On September 18th 2020, the world lost a strong, intelligent soul: Ruth Bader Ginsburg. As one of the most renowned supreme court justices to date, Ruth Bader Ginsburg embodied the spirit of justice and equality. Her courageous court rulings not only paved the path for women’s advancement, but her strong willed opinions called on our lawmakers and courts to assess their core values.
As she once said, “Real change, enduring change, happens one step at a time.” Through her dedication and hard work, RBG changed our country.
In 1956, Ruth Bader Ginsburg began her legal career as one of eight women students in Harvard Law School. In those early years, Ruth saw with impressive clarity the systemic injustice against women. Without fail, Ruth endured a multitude of microaggressions as a female law student: from being forced to explain why she is taking the place of a male student, to having to fight louder to garner the attention of her professor.
Ruth Bader Ginsburg‘s contributions to the legal field remain unmatched, and will surely live on with each challenge and triumph women face in this country.
Despite the naysayers, Ruth went on to graduate top of her class. Yet, the fight didn’t end there. Having been rejected from every law firm in NYC, Ruth forged her own path. She went on to teach courses dissecting the laws that subjected women to disparate treatment based of sex. Soon enough, Ginsburg found herself in a courtroom defending the values of justice and equality.
Ruth Bader Ginsburg‘s contributions to the legal field remain unmatched, and will surely live on with each challenge and triumph women face in this country. It was her tenacity and commitment to justice that called on me to take action. I have often felt the plight of equity and quality for women as a Muslim born into a faith whose community has long forgotten its essential values of women’s rights. I find that the Islamic faith honors a woman’s life and dignity – yet, in my opinion our modern Islamic jurisprudence fails to reflect the innate rights of women granted to us by a power far greater than ourselves, or the men controlling the laws.
Justice Ginsburg said she wanted to be remembered in the following way:
“As someone who used whatever talent she had to do her work to the very best of her ability. And to help repair tears in her society, to make things a little better through the use of whatever ability she has. To do something, as my colleague David Souter would say, ‘outside myself.’ Cause I’ve gotten much more satisfaction for the things that I’ve done for which I was not paid.”
And from this point, I, too, dissent – until all women are afforded proper equity and equality in the eyes of all.

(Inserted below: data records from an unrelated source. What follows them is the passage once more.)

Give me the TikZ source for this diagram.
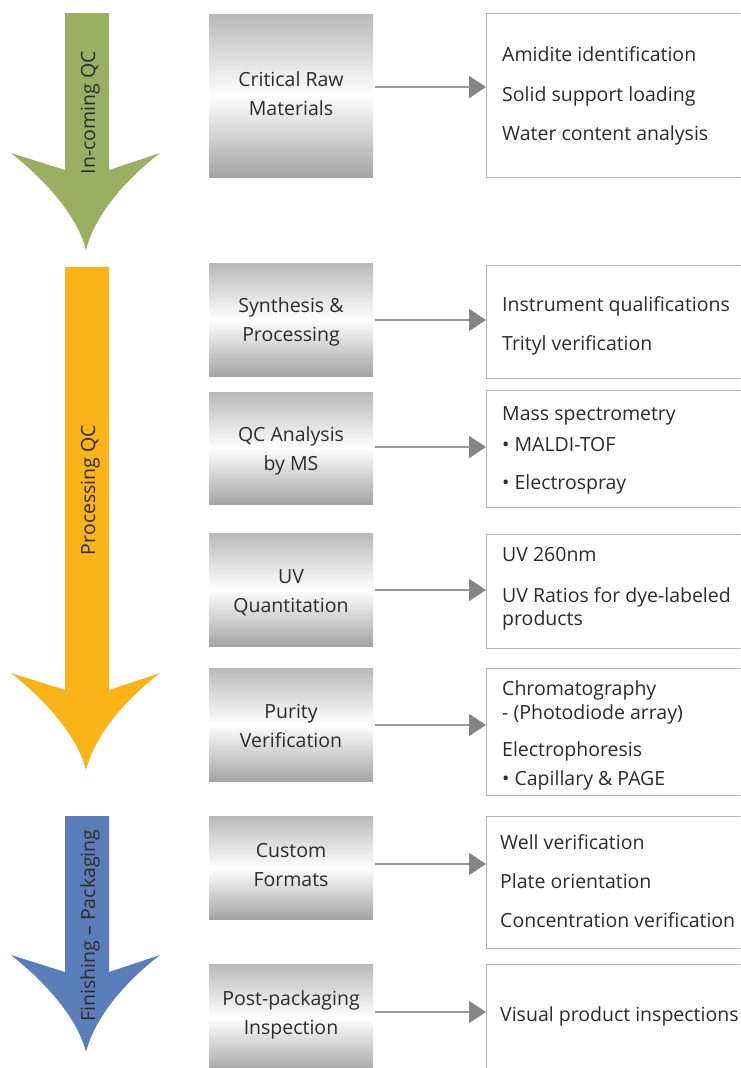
\documentclass[tikz,border=0pt]{standalone}
\usepackage{fontspec}
\setmainfont{Open Sans}
\usetikzlibrary{arrows.meta}
\definecolor{qcgreen}{HTML}{9BAF63}
\definecolor{qcorange}{HTML}{FAB418}
\definecolor{qcblue}{HTML}{5B7DB9}
\definecolor{txt}{HTML}{2B2B2B}
\definecolor{boxline}{HTML}{B4B4B4}
\definecolor{connline}{HTML}{9A9A9A}
\definecolor{conntip}{HTML}{858585}
\definecolor{gtop}{HTML}{B9B9B9}
\definecolor{gbot}{HTML}{A4A4A4}
\newcommand\qcfont{\fontsize{19.5}{23}\selectfont}
\begin{document}
\begin{tikzpicture}[x=1pt,y=-1pt,
  gbox/.style={minimum width=164pt, inner sep=0pt, draw=none,
    top color=gtop, bottom color=gbot, middle color=white},
  gtext/.style={anchor=base, inner sep=0pt, font=\qcfont, text=txt},
  rbox/.style={draw=boxline, line width=1.2pt, fill=white, anchor=north west,
    minimum width=290pt, inner sep=0pt},
  item/.style={anchor=base west, inner sep=0pt, font=\qcfont, text=txt},
  connector/.style={draw=connline, line width=2pt,
    -{Triangle[length=17pt,width=22pt,color=conntip,fill=conntip]}},
  stagelabel/.style={rotate=90, anchor=base, inner sep=0pt, font=\qcfont, text=txt}
]
\useasboundingbox (0,0) rectangle (740,1068);
\clip (0,0) rectangle (740,1068);

% ---- stage arrows ----
\fill[qcgreen] (65,13) -- (109,13) -- (109,170) -- (160,153)
  .. controls (125,180) and (95,215) .. (86,250)
  .. controls (77,215) and (45,180) .. (11,153) -- (65,170) -- cycle;
\fill[qcorange] (65,267) -- (109,267) -- (109,690) -- (160,673)
  .. controls (125,700) and (95,735) .. (86,770)
  .. controls (77,735) and (45,700) .. (11,673) -- (65,690) -- cycle;
\fill[qcblue] (65,816) -- (109,816) -- (109,972) -- (160,955)
  .. controls (125,982) and (95,1017) .. (86,1052)
  .. controls (77,1017) and (45,982) .. (11,955) -- (65,972) -- cycle;

\node[stagelabel] (s1) at (95,112.5) {In-coming QC};
\node[stagelabel] (s2) at (95,490) {Processing QC};
\node[stagelabel] (s3) at (95,925.5) {Finishing – Packaging};

% ---- grey step boxes ----
\node[gbox, minimum height=163pt] (g1) at (291,95.5) {};
\node[gbox, minimum height=113pt] (g2) at (291,319.5) {};
\node[gbox, minimum height=112pt] (g3) at (291,448) {};
\node[gbox, minimum height=113pt] (g4) at (291,589.5) {};
\node[gbox, minimum height=113pt] (g5) at (291,724.5) {};
\node[gbox, minimum height=103pt] (g6) at (291,867.5) {};
\node[gbox, minimum height=108pt] (g7) at (291,1018) {};

\node[gtext] (g1a) at (291,86) {Critical Raw};
\node[gtext] (g1b) at (291,115) {Materials};
\node[gtext] (g2a) at (291,312) {Synthesis \&};
\node[gtext] (g2b) at (291,341) {Processing};
\node[gtext] (g3a) at (291,441) {QC Analysis};
\node[gtext] (g3b) at (291,470) {by MS};
\node[gtext] (g4a) at (291,583) {UV};
\node[gtext] (g4b) at (291,612) {Quantitation};
\node[gtext] (g5a) at (291,718) {Purity};
\node[gtext] (g5b) at (291,747) {Verification};
\node[gtext] (g6a) at (291,857) {Custom};
\node[gtext] (g6b) at (291,886) {Formats};
\node[gtext] (g7a) at (291,1005) {Post-packaging};
\node[gtext] (g7b) at (291,1034) {Inspection};

% ---- detail boxes ----
\node[rbox, minimum height=164pt] (r1) at (486,13) {};
\node[rbox, minimum height=113pt] (r2) at (486,265) {};
\node[rbox, minimum height=117pt] (r3) at (486,390) {};
\node[rbox, minimum height=114pt] (r4) at (486,534) {};
\node[rbox, minimum height=127pt] (r5) at (486,668) {};
\node[rbox, minimum height=132pt] (r6) at (486,816) {};
\node[rbox, minimum height=120pt] (r7) at (486,964) {};

\node[item] (r1a) at (502,61) {Amidite identification};
\node[item] (r1b) at (502,101) {Solid support loading};
\node[item] (r1c) at (502,140) {Water content analysis};
\node[item] (r2a) at (502,311) {Instrument qualifications};
\node[item] (r2b) at (502,350) {Trityl verification};
\node[item] (r3a) at (502,420) {Mass spectrometry};
\node[item] (r3b) at (502,451) {• MALDI-TOF};
\node[item] (r3c) at (502,489) {• Electrospray};
\node[item] (r4a) at (502,561) {UV 260nm};
\node[item] (r4b) at (502,602) {UV Ratios for dye-labeled};
\node[item] (r4c) at (502,625) {products};
\node[item] (r5a) at (502,695) {Chromatography};
\node[item] (r5b) at (502,719) {- (Photodiode array)};
\node[item] (r5c) at (502,756) {Electrophoresis};
\node[item] (r5d) at (502,785) {• Capillary \& PAGE};
\node[item] (r6a) at (500,849) {Well verification};
\node[item] (r6b) at (500,888) {Plate orientation};
\node[item] (r6c) at (500,927) {Concentration verification};
\node[item] (r7a) at (500,1021) {Visual product inspections};

% ---- connectors ----
\coordinate (a1) at (0,87);
\coordinate (a2) at (0,320);
\coordinate (a3) at (0,447);
\coordinate (a4) at (0,590);
\coordinate (a5) at (0,725);
\coordinate (a6) at (0,864);
\coordinate (a7) at (0,1012);
\draw[connector] ([xshift=2pt]g1.east |- a1) -- (r1.west |- a1);
\draw[connector] ([xshift=2pt]g2.east |- a2) -- (r2.west |- a2);
\draw[connector] ([xshift=2pt]g3.east |- a3) -- (r3.west |- a3);
\draw[connector] ([xshift=2pt]g4.east |- a4) -- (r4.west |- a4);
\draw[connector] ([xshift=2pt]g5.east |- a5) -- (r5.west |- a5);
\draw[connector] ([xshift=2pt]g6.east |- a6) -- (r6.west |- a6);
\draw[connector] ([xshift=2pt]g7.east |- a7) -- (r7.west |- a7);
\end{tikzpicture}
\end{document}
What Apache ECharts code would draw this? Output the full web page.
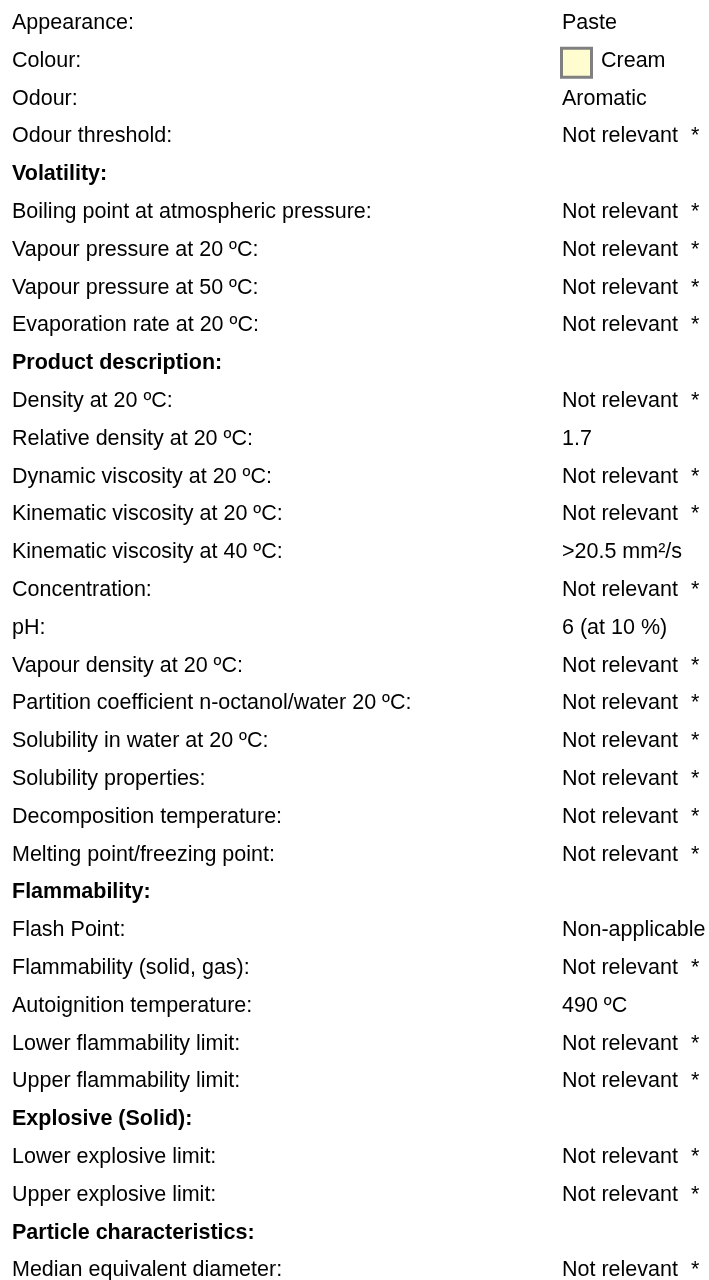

So as I, like many of us, reflect on Justice Ginsberg’s life, I find myself pondering: what can I learn from her? Where can I dissent? How can I stand committed to my values so that Muslim women globally feel the freedom that is within their rights. I invite my fellow Muslims to think not of what RBG’s death means for American politics, but of what her values mean for all women.
And from this point, I, too, dissent – until all women are afforded proper equity and equality in the eyes of all. Rest in power, beloved RBG. Your work will always be the path that every woman remembers as she is provided her equal rights in this world we live in today.